In those years I taught myself C and C++ programming, GUI design, low level graphics algorithms, cross-platform programming frameworks, and more I won't bother to list. I had more success in a sense of the term: What I built actually worked. If it didn't, I didn't need to go to a shop to buy more parts. I only needed to rewrite what I had done, compile, and try again. I also enjoyed more social success in that I had conversations with people. For all the effort I put in to Radio, it didn't allievate the crippling lonliness of my childhood. I used programming to make friends well into college before I figured out what friends were.

I can't place what drew my attention back to Ham Radio. Perhaps it was a visiting friend who brought her HT and her mobile station with her for a week-long visit. I wasn't in a place to look into the hobby then, but this summer I had both the time and resources. Radios are still expensive, but no more so than a mid-range laptop or a non-subsidised smartphone. The Internet, far from being the downfall of the hobby, has made finding study materials and testing sites so much easier to find. 

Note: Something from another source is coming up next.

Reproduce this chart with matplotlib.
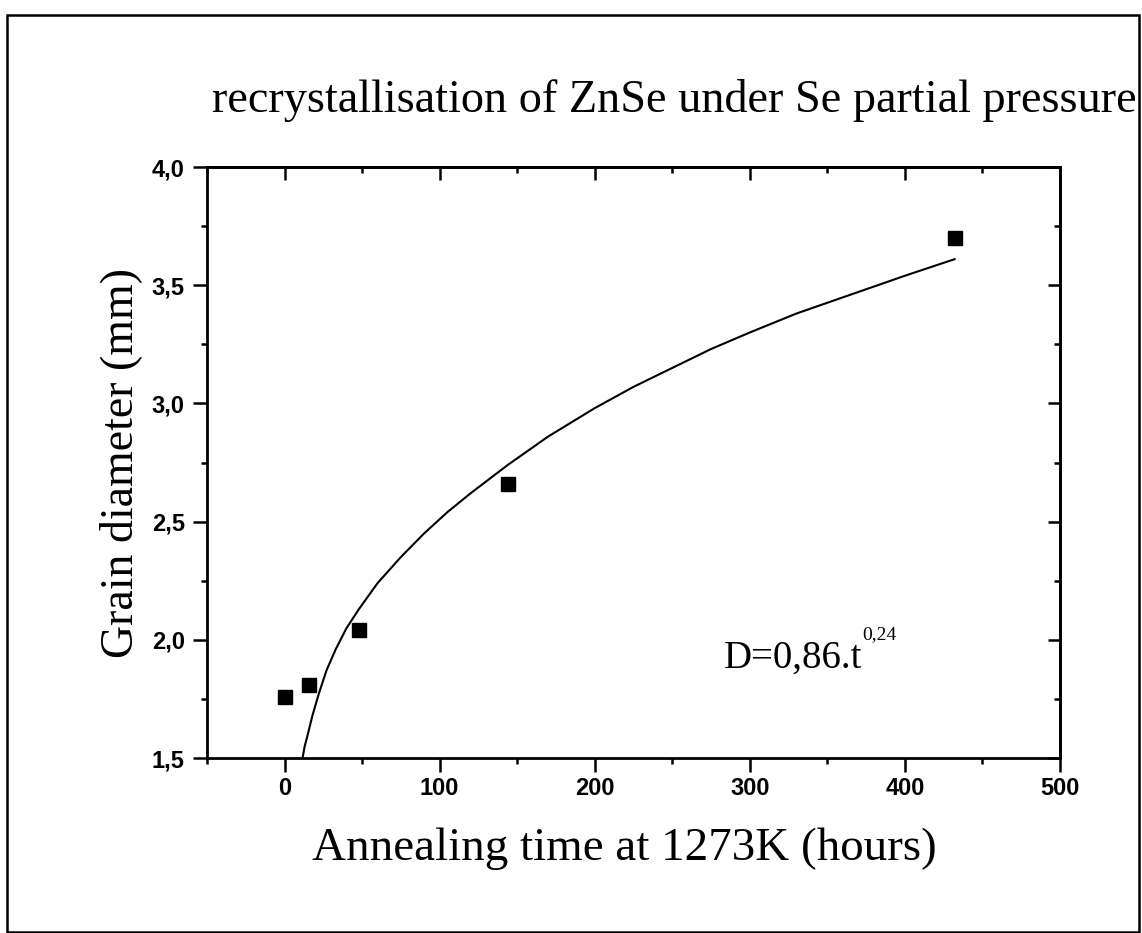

I spent most of the last week studying for my tech exam. I was surprised to discover the Morse Code requirement had been dropped -- something that held me up all those years ago. I poured over the ARRL Licensing manual, and drilled myself using websites and an Android app. Old episodes of DS9 or something from Netflix played in the background quietly those evenings.

I took the exam yesterday, scheduling it the last minute through the ARRL website. I tore through the exam, only missing one question. The Volunteer Examiners (VEs) egged me on by suggesting I take the General exam too. I hadn't studied, but it was still early in the morning, and I had already paid the $15 to take any number of exams that day. I sat down and tried it.

The General Class exam isn't easy, but if you're versed in a lot of first principles of radio and electronics, it's not difficult to derive the correct responses. I didn't do as well as the Tech exam, but I still passed.

That same day, I bought a new radio. Again, an HT, but a full 5 watts and full of features. I could have bought a more powerful mobile station, but there's something about hand-helds I find appealing. Hopefully my new call sign will appear in the FCC database by mid-week, and I can attempt my first contact.